(i) The volume of the cylinder is given by \(\pi r^2 h = 250\pi\). Solving for \(h\), we get \(h = \frac{250}{r^2}\).

The total surface area \(S\) is the sum of the lateral surface area and the area of the two bases: \(S = 2\pi rh + 2\pi r^2\).

Substitute \(h = \frac{250}{r^2}\) into the surface area formula:

\(S = 2\pi r \left( \frac{250}{r^2} \right) + 2\pi r^2 = \frac{500\pi}{r} + 2\pi r^2\).

(ii) To find the stationary value, differentiate \(S\) with respect to \(r\):

\(\frac{dS}{dr} = 4\pi r - \frac{500\pi}{r^2}\).

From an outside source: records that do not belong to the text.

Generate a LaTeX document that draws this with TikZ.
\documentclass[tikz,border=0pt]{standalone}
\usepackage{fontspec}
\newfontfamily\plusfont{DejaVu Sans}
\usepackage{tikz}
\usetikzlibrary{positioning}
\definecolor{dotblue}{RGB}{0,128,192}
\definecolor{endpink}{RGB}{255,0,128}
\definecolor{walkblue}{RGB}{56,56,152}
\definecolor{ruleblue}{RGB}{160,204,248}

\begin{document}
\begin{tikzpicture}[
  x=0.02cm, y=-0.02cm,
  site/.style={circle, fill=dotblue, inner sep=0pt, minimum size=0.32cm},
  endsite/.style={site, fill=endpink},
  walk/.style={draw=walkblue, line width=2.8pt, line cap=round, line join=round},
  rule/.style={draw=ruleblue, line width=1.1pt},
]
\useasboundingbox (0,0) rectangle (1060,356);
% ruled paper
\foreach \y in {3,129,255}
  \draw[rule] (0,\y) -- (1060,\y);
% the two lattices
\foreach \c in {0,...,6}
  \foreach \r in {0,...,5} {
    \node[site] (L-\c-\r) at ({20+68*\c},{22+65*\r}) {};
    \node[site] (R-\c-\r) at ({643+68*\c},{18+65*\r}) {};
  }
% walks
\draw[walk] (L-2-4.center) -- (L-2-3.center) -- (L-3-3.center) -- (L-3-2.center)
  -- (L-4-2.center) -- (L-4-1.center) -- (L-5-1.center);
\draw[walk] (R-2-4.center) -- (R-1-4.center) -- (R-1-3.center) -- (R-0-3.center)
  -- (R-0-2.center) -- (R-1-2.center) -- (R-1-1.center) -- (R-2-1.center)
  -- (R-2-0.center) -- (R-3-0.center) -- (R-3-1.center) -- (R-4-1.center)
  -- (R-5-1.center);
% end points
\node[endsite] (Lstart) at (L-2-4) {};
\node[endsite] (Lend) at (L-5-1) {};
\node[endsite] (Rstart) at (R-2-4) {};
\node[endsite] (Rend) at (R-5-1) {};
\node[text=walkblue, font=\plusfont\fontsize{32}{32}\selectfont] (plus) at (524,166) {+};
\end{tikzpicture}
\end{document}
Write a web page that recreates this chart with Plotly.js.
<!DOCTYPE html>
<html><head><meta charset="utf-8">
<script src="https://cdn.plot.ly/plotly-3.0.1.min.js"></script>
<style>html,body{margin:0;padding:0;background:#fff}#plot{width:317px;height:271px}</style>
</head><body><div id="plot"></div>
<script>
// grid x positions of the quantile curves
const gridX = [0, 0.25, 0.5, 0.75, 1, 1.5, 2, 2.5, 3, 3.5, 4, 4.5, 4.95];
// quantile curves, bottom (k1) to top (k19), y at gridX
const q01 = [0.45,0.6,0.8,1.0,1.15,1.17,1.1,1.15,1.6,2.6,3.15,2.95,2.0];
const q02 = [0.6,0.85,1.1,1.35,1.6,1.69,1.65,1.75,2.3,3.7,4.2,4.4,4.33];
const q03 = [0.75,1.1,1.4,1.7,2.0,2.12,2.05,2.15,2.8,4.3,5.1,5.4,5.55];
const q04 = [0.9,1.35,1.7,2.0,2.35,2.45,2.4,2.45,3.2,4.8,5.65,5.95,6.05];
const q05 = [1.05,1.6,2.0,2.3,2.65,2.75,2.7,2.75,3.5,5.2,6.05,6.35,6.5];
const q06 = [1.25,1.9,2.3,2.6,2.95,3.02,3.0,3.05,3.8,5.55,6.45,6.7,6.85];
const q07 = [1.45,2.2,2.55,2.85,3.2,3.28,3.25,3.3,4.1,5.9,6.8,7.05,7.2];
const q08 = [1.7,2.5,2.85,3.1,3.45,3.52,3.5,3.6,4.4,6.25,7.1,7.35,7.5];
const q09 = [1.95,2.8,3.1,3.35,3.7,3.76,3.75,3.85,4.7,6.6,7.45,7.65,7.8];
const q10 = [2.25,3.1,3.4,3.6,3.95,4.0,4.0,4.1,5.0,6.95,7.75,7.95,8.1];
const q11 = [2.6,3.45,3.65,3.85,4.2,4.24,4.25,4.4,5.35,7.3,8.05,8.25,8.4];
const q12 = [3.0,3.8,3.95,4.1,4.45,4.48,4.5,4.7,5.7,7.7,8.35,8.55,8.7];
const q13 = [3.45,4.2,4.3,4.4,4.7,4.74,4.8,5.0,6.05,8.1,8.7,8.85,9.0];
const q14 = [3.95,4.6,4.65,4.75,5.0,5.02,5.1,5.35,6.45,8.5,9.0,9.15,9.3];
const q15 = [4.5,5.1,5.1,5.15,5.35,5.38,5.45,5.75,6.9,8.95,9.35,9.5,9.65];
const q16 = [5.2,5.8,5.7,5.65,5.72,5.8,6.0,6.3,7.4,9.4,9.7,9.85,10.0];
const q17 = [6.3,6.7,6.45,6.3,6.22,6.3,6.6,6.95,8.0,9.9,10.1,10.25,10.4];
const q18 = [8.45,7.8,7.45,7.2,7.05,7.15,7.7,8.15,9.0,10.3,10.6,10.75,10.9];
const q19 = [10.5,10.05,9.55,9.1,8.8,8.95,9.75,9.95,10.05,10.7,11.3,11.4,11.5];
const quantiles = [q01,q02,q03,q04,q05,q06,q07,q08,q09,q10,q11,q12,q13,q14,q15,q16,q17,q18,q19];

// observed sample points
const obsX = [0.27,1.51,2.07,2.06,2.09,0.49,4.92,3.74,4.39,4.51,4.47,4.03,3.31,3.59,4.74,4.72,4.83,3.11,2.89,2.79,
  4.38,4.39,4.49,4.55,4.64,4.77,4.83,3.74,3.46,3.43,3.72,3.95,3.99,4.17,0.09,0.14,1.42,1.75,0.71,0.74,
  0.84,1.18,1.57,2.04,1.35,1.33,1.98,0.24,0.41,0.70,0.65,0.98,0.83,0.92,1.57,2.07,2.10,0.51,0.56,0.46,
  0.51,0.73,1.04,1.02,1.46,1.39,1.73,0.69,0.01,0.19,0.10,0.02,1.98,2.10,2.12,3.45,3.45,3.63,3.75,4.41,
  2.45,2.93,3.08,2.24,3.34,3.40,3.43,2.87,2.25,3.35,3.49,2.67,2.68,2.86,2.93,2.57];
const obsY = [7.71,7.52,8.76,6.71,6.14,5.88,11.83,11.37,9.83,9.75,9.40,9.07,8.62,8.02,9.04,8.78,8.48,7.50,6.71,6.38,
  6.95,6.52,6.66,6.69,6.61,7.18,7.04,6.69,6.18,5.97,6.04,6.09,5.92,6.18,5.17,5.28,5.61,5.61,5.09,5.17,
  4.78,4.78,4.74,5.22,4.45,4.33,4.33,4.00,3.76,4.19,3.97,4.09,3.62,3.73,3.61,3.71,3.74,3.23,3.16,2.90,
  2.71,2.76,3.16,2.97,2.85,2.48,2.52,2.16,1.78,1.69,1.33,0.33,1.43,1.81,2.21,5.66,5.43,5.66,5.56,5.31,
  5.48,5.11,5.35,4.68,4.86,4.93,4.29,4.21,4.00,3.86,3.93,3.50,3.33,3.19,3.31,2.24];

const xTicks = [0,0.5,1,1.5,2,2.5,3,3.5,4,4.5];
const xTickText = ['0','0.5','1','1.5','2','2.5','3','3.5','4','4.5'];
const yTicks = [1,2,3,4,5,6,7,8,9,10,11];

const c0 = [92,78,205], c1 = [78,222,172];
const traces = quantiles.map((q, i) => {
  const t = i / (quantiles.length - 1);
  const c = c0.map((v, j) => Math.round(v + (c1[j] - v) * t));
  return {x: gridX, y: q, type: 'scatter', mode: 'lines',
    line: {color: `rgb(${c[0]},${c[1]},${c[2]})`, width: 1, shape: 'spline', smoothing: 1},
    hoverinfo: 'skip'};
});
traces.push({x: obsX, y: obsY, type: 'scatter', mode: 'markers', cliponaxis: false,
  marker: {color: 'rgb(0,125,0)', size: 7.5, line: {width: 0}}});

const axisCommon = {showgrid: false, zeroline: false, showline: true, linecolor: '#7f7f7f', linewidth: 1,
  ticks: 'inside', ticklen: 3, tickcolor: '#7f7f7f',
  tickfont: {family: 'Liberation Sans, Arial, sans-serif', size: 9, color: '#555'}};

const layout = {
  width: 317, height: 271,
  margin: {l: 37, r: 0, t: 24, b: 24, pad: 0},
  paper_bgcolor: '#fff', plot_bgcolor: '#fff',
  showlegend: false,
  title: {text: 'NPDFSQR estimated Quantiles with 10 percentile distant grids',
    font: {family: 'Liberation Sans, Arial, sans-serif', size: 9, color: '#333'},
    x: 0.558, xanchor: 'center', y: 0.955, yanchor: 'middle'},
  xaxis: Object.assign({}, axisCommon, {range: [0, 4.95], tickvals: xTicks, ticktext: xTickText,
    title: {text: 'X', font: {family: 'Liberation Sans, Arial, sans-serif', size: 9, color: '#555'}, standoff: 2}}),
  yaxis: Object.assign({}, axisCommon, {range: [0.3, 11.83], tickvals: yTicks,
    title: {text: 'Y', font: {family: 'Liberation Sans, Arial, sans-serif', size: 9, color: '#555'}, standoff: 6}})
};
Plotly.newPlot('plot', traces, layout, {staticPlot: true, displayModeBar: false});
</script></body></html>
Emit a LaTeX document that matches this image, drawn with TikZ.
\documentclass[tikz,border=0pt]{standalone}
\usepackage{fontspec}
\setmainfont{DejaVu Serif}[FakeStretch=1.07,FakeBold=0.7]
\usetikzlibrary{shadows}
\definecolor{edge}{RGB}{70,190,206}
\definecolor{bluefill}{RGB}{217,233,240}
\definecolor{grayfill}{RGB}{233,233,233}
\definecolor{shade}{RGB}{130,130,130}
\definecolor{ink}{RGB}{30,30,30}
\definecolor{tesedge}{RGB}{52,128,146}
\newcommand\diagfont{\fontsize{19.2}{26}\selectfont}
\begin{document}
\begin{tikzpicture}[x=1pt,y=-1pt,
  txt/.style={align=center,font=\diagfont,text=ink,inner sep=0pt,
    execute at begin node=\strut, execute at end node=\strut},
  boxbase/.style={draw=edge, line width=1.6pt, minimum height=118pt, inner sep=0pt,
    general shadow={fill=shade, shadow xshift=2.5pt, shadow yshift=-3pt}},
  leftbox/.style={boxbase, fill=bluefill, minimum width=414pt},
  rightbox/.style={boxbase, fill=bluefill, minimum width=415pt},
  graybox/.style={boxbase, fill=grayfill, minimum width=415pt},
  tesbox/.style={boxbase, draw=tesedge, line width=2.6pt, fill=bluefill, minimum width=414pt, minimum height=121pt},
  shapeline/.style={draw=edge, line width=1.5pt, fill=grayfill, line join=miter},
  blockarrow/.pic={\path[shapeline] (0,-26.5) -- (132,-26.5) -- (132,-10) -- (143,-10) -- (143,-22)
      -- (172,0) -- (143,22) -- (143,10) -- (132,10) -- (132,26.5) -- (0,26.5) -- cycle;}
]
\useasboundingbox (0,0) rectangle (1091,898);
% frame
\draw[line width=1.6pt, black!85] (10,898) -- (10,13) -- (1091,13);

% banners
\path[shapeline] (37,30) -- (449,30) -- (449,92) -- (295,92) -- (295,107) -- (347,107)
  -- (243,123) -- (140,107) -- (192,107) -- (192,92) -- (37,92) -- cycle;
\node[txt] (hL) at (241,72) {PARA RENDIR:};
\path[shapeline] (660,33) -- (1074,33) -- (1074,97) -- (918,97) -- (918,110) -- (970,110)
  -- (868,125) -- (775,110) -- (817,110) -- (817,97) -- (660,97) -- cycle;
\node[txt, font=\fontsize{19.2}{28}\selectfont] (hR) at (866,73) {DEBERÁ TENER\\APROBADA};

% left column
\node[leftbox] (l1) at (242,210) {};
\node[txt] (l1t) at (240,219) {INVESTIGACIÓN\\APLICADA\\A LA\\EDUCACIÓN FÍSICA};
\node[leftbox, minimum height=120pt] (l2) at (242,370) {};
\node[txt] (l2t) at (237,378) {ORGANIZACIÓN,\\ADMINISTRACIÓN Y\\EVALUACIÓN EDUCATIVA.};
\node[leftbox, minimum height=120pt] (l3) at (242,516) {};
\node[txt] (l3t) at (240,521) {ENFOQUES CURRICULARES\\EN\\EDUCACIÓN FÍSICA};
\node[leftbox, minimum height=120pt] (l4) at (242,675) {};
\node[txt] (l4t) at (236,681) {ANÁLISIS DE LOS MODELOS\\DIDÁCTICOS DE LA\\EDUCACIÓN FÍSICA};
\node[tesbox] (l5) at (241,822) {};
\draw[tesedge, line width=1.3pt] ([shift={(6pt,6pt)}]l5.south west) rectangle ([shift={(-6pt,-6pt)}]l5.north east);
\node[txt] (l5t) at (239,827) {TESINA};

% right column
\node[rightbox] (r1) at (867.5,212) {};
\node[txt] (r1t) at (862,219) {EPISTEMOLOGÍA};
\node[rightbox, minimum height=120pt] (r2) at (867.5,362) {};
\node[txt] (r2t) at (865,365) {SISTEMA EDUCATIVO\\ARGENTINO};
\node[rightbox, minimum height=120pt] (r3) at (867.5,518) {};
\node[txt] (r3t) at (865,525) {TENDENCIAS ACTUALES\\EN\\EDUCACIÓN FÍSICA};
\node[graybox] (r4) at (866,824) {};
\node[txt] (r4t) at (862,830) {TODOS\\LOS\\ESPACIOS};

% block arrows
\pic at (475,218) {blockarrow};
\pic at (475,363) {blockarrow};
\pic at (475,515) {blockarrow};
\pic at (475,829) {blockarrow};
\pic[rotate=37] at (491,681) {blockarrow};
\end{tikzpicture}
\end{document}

Set \(\frac{dS}{dr} = 0\) to find the critical points:

\(4\pi r = \frac{500\pi}{r^2}\).

Solving for \(r\), we get \(r^3 = 125\), so \(r = 5\).

Substitute \(r = 5\) back into the expression for \(S\):

\(S = 2\pi (5)^2 + \frac{500\pi}{5} = 50\pi + 100\pi = 150\pi\).

(iii) To determine the nature of the stationary value, find the second derivative:

\(\frac{d^2S}{dr^2} = 4\pi + \frac{1000\pi}{r^3}\).

Since \(\frac{d^2S}{dr^2} > 0\) for \(r = 5\), the stationary value is a minimum.